### Aim:
Output the lines from the top of the entries below to the line with "x_ticks = [0, 10, 20, 30, 40, 50, 60, 70, 80]", both included, exactly and without pictures.

------ Data for processing

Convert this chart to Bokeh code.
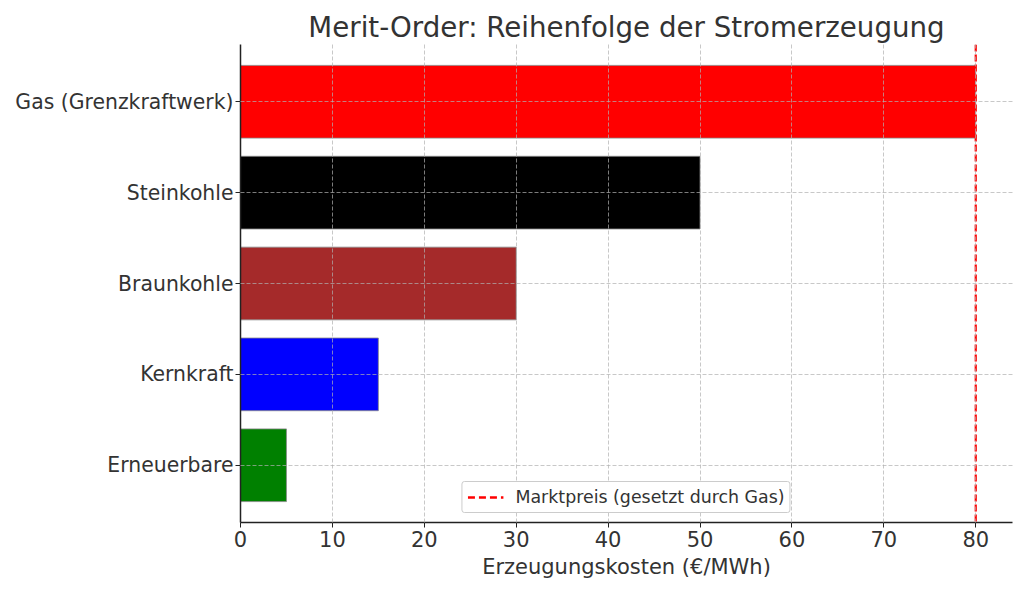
from bokeh.plotting import figure
from bokeh.models import Range1d, FixedTicker, Span, ColumnDataSource, Legend, LegendItem
from bokeh.embed import file_html
from bokeh.resources import INLINE

categories = ["Erneuerbare", "Kernkraft", "Braunkohle", "Steinkohle", "Gas (Grenzkraftwerk)"]
costs = [5, 15, 30, 50, 80]
colors = ["green", "blue", "#a52a2a", "black", "red"]
market_price = 80
x_ticks = [0, 10, 20, 30, 40, 50, 60, 70, 80]

FONT = "DejaVu Sans"
TXT = "#333333"

p = figure(width=1016, height=581, output_backend="svg", toolbar_location=None,
           x_range=Range1d(0, 84), y_range=Range1d(-0.63, len(categories) - 1 + 0.63),
           min_border_left=240, min_border_right=4, min_border_top=44, min_border_bottom=59)

src = ColumnDataSource(dict(y=list(range(len(categories))), right=costs, color=colors))
p.hbar(y="y", left=0, right="right", height=0.8, color="color", source=src,
       line_color="#888888", line_width=1, line_alpha=0.8)

# grid above bars
p.xgrid.level = "overlay"
p.ygrid.level = "overlay"
for g in (p.xgrid, p.ygrid):
    g.grid_line_color = "#b0b0b0"
    g.grid_line_alpha = 0.7
    g.grid_line_dash = "4 2"
    g.grid_line_width = 1

p.xgrid.ticker = FixedTicker(ticks=x_ticks)
p.ygrid.ticker = FixedTicker(ticks=list(range(len(categories))))

p.xaxis.ticker = FixedTicker(ticks=x_ticks)
p.yaxis.ticker = FixedTicker(ticks=list(range(len(categories))))
p.yaxis.major_label_overrides = {i: c for i, c in enumerate(categories)}

for ax in (p.xaxis, p.yaxis):
    ax.axis_line_color = "#222222"
    ax.axis_line_width = 1.5
    ax.major_tick_line_color = "#222222"
    ax.major_tick_out = 5
    ax.major_tick_in = 0
    ax.minor_tick_line_color = None
    ax.major_label_text_font = FONT
    ax.major_label_text_color = TXT

p.xaxis.major_label_text_font_size = "21px"
p.yaxis.major_label_text_font_size = "20.4px"

p.xaxis.axis_label = "Erzeugungskosten (€/MWh)"
p.xaxis.axis_label_text_font = FONT
p.xaxis.axis_label_text_font_size = "21px"
p.xaxis.axis_label_text_font_style = "normal"
p.xaxis.axis_label_text_color = TXT
p.xaxis.axis_label_standoff = 5
p.xaxis.major_label_standoff = 3
p.yaxis.major_label_standoff = 2

p.outline_line_color = None

p.title.text = "Merit-Order: Reihenfolge der Stromerzeugung"
p.title.text_font = FONT
p.title.text_font_size = "27.7px"
p.title.text_font_style = "normal"
p.title.text_color = TXT
p.title.align = "center"
p.title.standoff = 2

span = Span(location=market_price, dimension="height", line_color="red",
            line_dash="7 3", line_width=2.2)
p.add_layout(span)

# legend proxy
proxy = p.line(x=[market_price, market_price], y=[-10, -10], line_color="red",
               line_dash="7 4", line_width=2.5)
legend = Legend(items=[LegendItem(label="Marktpreis (gesetzt durch Gas)", renderers=[proxy])],
                location="bottom_center")
legend.label_text_font = FONT
legend.label_text_font_size = "17.4px"
legend.label_text_color = TXT
legend.border_line_color = "#cccccc"
legend.border_line_alpha = 1
legend.border_radius = 3
legend.background_fill_alpha = 1.0
legend.glyph_width = 36
legend.padding = 5
legend.spacing = 0
legend.margin = 9
legend.label_standoff = 12
p.add_layout(legend)

open("out.html", "w").write(file_html(p, INLINE))
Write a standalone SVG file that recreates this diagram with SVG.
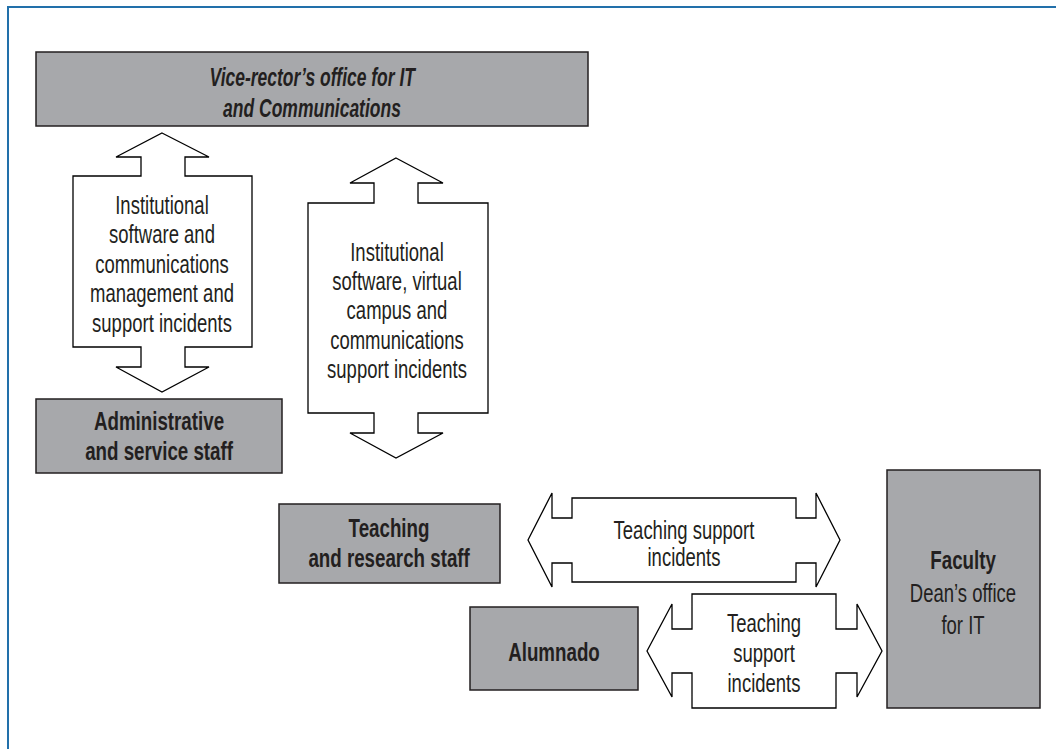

------------

### Answer for the task:
Convert this chart to Bokeh code.
from bokeh.plotting import figure
from bokeh.models import Range1d, FixedTicker, Span, ColumnDataSource, Legend, LegendItem
from bokeh.embed import file_html
from bokeh.resources import INLINE

categories = ["Erneuerbare", "Kernkraft", "Braunkohle", "Steinkohle", "Gas (Grenzkraftwerk)"]
costs = [5, 15, 30, 50, 80]
colors = ["green", "blue", "#a52a2a", "black", "red"]
market_price = 80
x_ticks = [0, 10, 20, 30, 40, 50, 60, 70, 80]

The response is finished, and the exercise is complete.